The SNP even circulated two Herald front pages to underline the point: one from 1979 screamed "No vote will not kill devolution, pledges Thatcher" while the other, from a couple of days ago, carried the similar message: "Cameron promises more powers if Scots vote No". "Let's not let history repeat itself," warned a party blurb, "the only way for Scotland to control Scotland's future is with a Yes vote."
This channelled Marx, who famously argued that history repeats itself first as tragedy then as farce, but although it is certainly the case that Mrs Thatcher, Lord Home et al were politically dishonest 35 years ago, it does not follow the same is true in 2014. The former Prime Minister, of course, remains a convenient bogeywoman for the Nationalists, but few Scots remember Lord Home or his comments during the 1979 devolution campaign.
The idea his intervention somehow killed devolution is risible. In 1979 a majority voted for a Scottish Assembly. What prevented it was the 40% caveat inserted by rebellious Labour MPs and, ironically, when James Callaghan's government tried to find a way through the resulting impasse, it was brought down by an unholy alliance of the Conservatives, Liberals and SNP via a motion of no-confidence.
Furthermore, anyone who'd been paying attention to Tory policy since 1975 would have known full well what its view of devolution was. The 1979 Conservative manifesto, meanwhile, committed it only to "discussions about the future government of Scotland", discussions that took place after the election but came to nothing largely because - true to future form - the SNP refused to take part.
Much of that, of course, is inconvenient history, which explains why it's been energetically rewritten to present the SNP as consistent champions of devolution and Labour its main enemy. But given all that's happened in the past 35 years, constantly invoking the annus horribilis of 1979 is an astonishingly weak line of argument.

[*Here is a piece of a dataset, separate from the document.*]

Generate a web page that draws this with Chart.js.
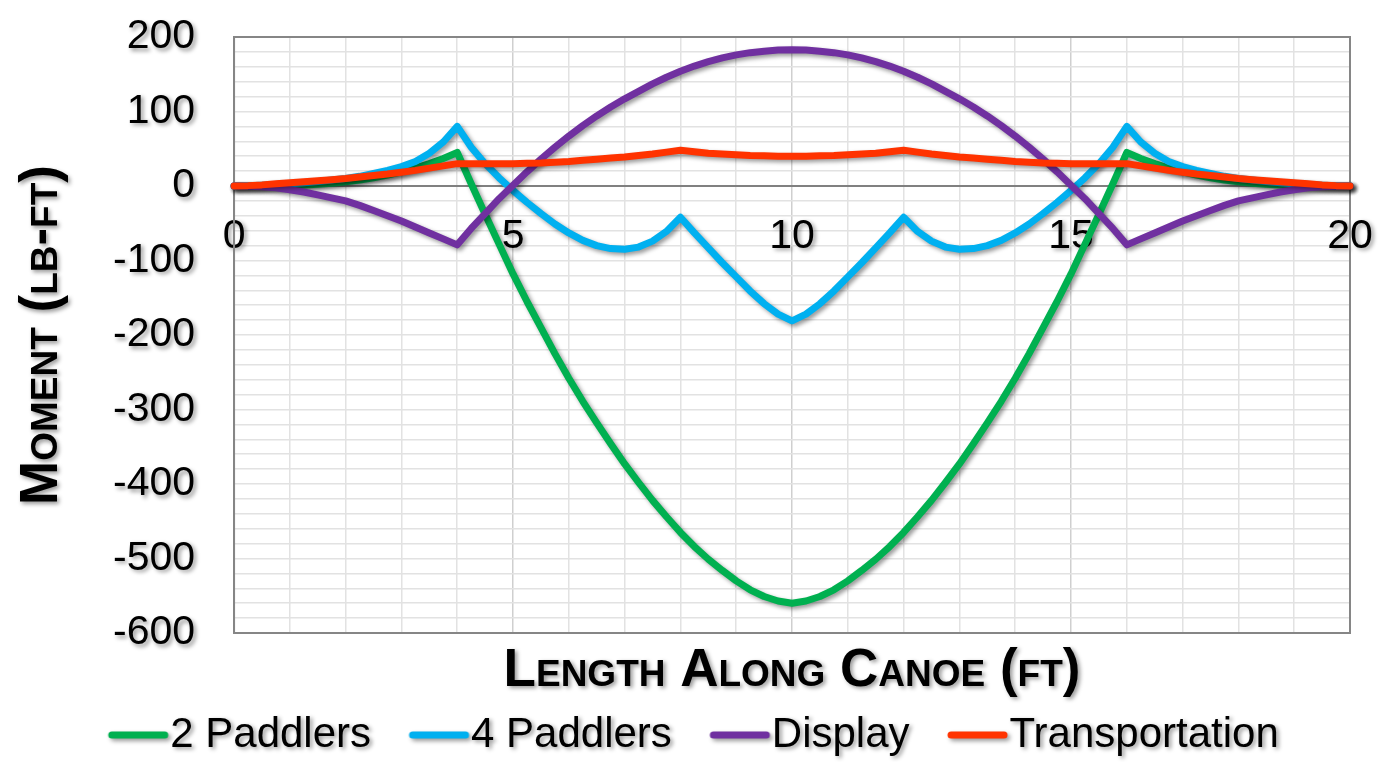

Indeed, the SNP sometimes gives the impression it regards the existence of a Scottish Parliament as an inconvenient barrier to deploying the same dusty old arguments it has been utilising since the 1970s. The hated Tories, it seems determined not to acknowledge, are not only now pro-devolution but have - as the Prime Minister said during his recent visit - a track record when it comes to delivering more powers to Holyrood, most recently in terms of discretionary housing payments.
In a speech today, Nick Clegg will also attempt to reclaim some history by arguing that devolution is "in our instincts", reminding his audience that Liberal Democrats worked with Labour and others in the Scottish Constitutional Convention, and worked again with Labour and the Conservatives on the Calman Commission. The SNP was absent, of course, from both processes.
Thus the strength of Salmond's historical analogy appears to rest upon both Home and Cameron being Old Etonians or, as he charmingly put it, "people like him", a rationale not only relentlessly negative, but illustrates the extent to which historical grievance informs a pro-independence narrative that at the same time claims to be not only positive but forward looking.
Last weekend's newspapers were dominated by another attempt to view the current debate through a 1970s prism, the Scottish Government having conveniently unearthed another memo by the former Scottish Office economist Gavin McCrone, this one urging Mr Callaghan's government to establish a North Sea oil fund for the whole UK, but giving "especial priority to Scotland".
It's now widely acknowledged that not doing so was a mistake, although again it does not flow from that sorry reality that all the revenue generated from oil since the late 1970s has somehow been "squandered" or poured "down the drain". Of course there is an argument that it ought to have been invested more wisely, but at the same time billions of pounds went on public spending and, contrary to mythology, infrastructure (the Docklands Light Railway, for example, regenerated London's East End). Sure, a lot also went on benefit payments, but again it's difficult to regard that as "wasted" money.
Meanwhile, the Scottish block grant continued to increase, almost doubling between the creation of the Scottish Parliament in 1999 and 2010, funding higher public spending north of the Border which by McCrone's calculations was almost equivalent to Scotland's geographical share of North Sea oil revenue, not, for obvious reasons, an observation the SNP is keen on quoting.
Instead his 40-year-old economic analysis is cloaked in the usual paraphernalia: routinely confidential Civil Service memos become "secret reports", as if the current Scottish Government is somehow an unqualified fan of transparency in everything it does. But then, in retrospect, it's quite revealing so much of the pro-independence case relies on two debating points, one 35 years and the other almost four decades old. Last time I checked the forthcoming referendum was taking place in 2014, not 1979.